Technology is integrated with all the platforms, exchanges, and networks Zoomd works with to show where each ad ran and whether it received a response or interaction from users.

Advertisers can gain, in theory, better optimization of activities while improving campaign performance and return on ad spend (ROI) on key performance indicators (KPIs).

Zoomd does not have access to ad-unit performance metrics within walled-garden platforms like Google and Meta, but can identify performance at the campaign level.

One benefit of marketing on the open web vs. within walled gardens is the ability to optimize results in real-time based on performance per ad.

In the Zoomd Data Platform, marketers will see how each ad creative is performing across all ad placements.
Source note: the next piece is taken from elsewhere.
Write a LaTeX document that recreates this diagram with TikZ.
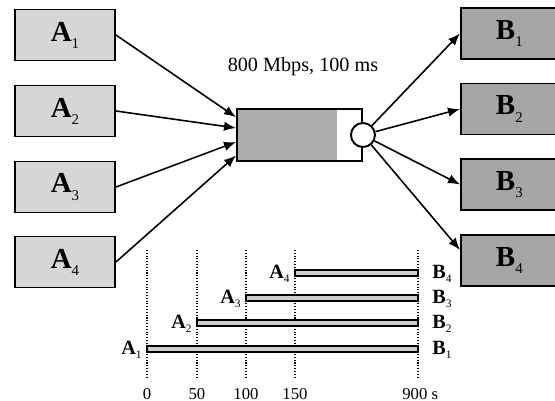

For example, if the marketer sees that the ad featuring kids in the swimming pool performs better on websites targeting women, they can shift the creative so that ad runs on the relevant sites. Diversity like a stock portfolio based on what performs best.
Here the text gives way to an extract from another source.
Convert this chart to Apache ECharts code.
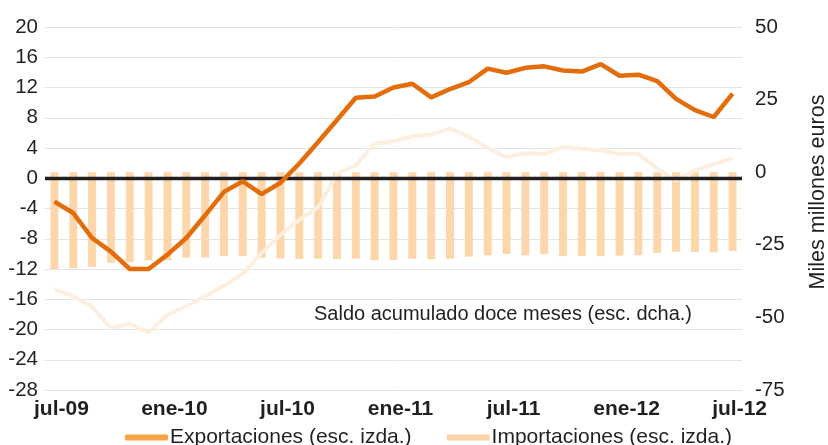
<!DOCTYPE html>
<html>
<head>
<meta charset="utf-8">
<script src="https://cdn.jsdelivr.net/npm/echarts@6/dist/echarts.min.js"></script>
<style>
  html, body { margin: 0; padding: 0; background: #fff; }
  #chart { width: 828px; height: 445px; }
</style>
</head>
<body>
<div id="chart"></div>
<script>
// meses jul-09 .. jul-12
var months = ['jul-09', 'ago-09', 'sep-09', 'oct-09', 'nov-09', 'dic-09',
    'ene-10', 'feb-10', 'mar-10', 'abr-10', 'may-10', 'jun-10',
    'jul-10', 'ago-10', 'sep-10', 'oct-10', 'nov-10', 'dic-10',
    'ene-11', 'feb-11', 'mar-11', 'abr-11', 'may-11', 'jun-11',
    'jul-11', 'ago-11', 'sep-11', 'oct-11', 'nov-11', 'dic-11',
    'ene-12', 'feb-12', 'mar-12', 'abr-12', 'may-12', 'jun-12', 'jul-12'];

// tasas de variacion (esc. izda.)
var exportaciones = [-3.1, -4.6, -7.9, -9.7, -12.0, -12.0, -10.1, -7.9, -4.9, -1.8,
    -0.4, -2.1, -0.6, 1.95, 4.8, 7.7, 10.65, 10.8, 12.0, 12.5,
    10.7, 11.8, 12.7, 14.5, 13.95, 14.6, 14.8, 14.25, 14.1, 15.1,
    13.55, 13.7, 12.85, 10.5, 9.0, 8.1, 11.2];

var importaciones = [-14.7, -15.6, -17.0, -19.8, -19.2, -20.4, -18.05, -16.9, -15.6, -14.2,
    -12.65, -9.9, -7.5, -5.5, -3.85, 0.6, 1.7, 4.6, 4.9, 5.55,
    5.8, 6.6, 5.5, 4.0, 2.8, 3.3, 3.2, 4.15, 3.9, 3.7,
    3.2, 3.2, 1.3, -0.3, 1.07, 1.86, 2.7];

// saldo acumulado doce meses, miles de millones (esc. dcha.)
var saldo = [-33.4, -33.1, -32.6, -31.2, -31.0, -30.3, -30.3, -29.5, -29.4, -28.9,
    -28.9, -29.5, -29.7, -29.9, -29.8, -29.9, -29.8, -30.3, -30.2, -29.8,
    -30.0, -29.8, -29.1, -28.6, -28.2, -28.6, -28.2, -28.9, -28.8, -28.9,
    -28.7, -28.6, -27.8, -27.4, -27.5, -27.6, -27.1];

var fontFam = '"Liberation Sans", Arial, Helvetica, sans-serif';
var txtColor = '#231f20';

var myChart = echarts.init(document.getElementById('chart'));

var option = {
    backgroundColor: '#fff',
    animation: false,
    textStyle: { fontFamily: fontFam },
    grid: { left: 45, right: 86, top: 27, bottom: 55 },
    legend: {
        left: 125,
        top: 427,
        padding: 0,
        itemWidth: 43,
        itemHeight: 6,
        itemGap: 35,
        icon: 'roundRect',
        textStyle: { fontSize: 21, color: txtColor, fontFamily: fontFam, padding: [0, 0, 0, -3] },
        data: [
            { name: 'Exportaciones (esc. izda.)', itemStyle: { color: '#f8a443' } },
            { name: 'Importaciones (esc. izda.)', itemStyle: { color: '#fdd5a8' } }
        ]
    },
    xAxis: {
        type: 'category',
        data: months,
        boundaryGap: true,
        axisLine: { show: false },
        axisTick: { show: false },
        axisLabel: {
            interval: 5,
            margin: 9,
            fontSize: 21,
            fontWeight: 'bold',
            color: txtColor,
            padding: [0, 0, 0, 14]
        }
    },
    yAxis: [
        {
            type: 'value',
            min: -28,
            max: 20,
            interval: 4,
            axisLine: { show: false },
            axisTick: { show: false },
            axisLabel: { fontSize: 20.5, color: txtColor, margin: 7 },
            splitLine: { lineStyle: { color: '#e4e4e4', width: 1 } }
        },
        {
            type: 'value',
            position: 'right',
            min: -75,
            max: 50,
            interval: 25,
            axisLine: { show: false },
            axisTick: { show: false },
            axisLabel: { fontSize: 20.5, color: txtColor, margin: 13 },
            splitLine: { show: false }
        }
    ],
    graphic: [
        {
            type: 'text',
            left: 314,
            top: 304,
            style: {
                text: 'Saldo acumulado doce meses (esc. dcha.)',
                fill: txtColor,
                font: '20px ' + fontFam
            }
        },
        {
            type: 'text',
            x: 818,
            y: 192,
            rotation: Math.PI / 2,
            style: {
                text: 'Miles millones euros',
                fill: txtColor,
                font: '21.5px ' + fontFam,
                align: 'center',
                verticalAlign: 'middle'
            }
        }
    ],
    series: [
        {
            name: 'Saldo acumulado doce meses (esc. dcha.)',
            type: 'bar',
            yAxisIndex: 1,
            barWidth: 8,
            z: 2,
            itemStyle: { color: '#fdd7ab' },
            data: saldo
        },
        {
            name: 'Importaciones (esc. izda.)',
            type: 'line',
            yAxisIndex: 0,
            z: 4,
            symbol: 'none',
            lineStyle: { color: '#fdefe0', width: 4 },
            itemStyle: { color: '#fdefe0' },
            data: importaciones,
            // linea del cero en la escala izquierda
            markLine: {
                silent: true,
                symbol: ['none', 'none'],
                label: { show: false },
                lineStyle: { color: '#231f20', width: 3.3, type: 'solid' },
                data: [{ yAxis: 0 }]
            }
        },
        {
            name: 'Exportaciones (esc. izda.)',
            type: 'line',
            yAxisIndex: 0,
            z: 5,
            symbol: 'none',
            lineStyle: { color: '#e46c0b', width: 4.5 },
            itemStyle: { color: '#e46c0b' },
            data: exportaciones
        }
    ]
};

myChart.setOption(option);
window.addEventListener('resize', function () {
    myChart.resize();
});
</script>
</body>
</html>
A consumer goods ecommerce marketer noticed that some publishers performed better at driving app events when targeting U.S. women, facilitating the optimization of campaign performance. This enabled the company to save money on future campaigns by focusing the spend on the best-performing publishers it managed to identify, resulting in improved conversions.

Zoomd also runs a variety of its other platforms such as AI search tools, online search engine, creative video service, and user acquisition and data analytics platforms.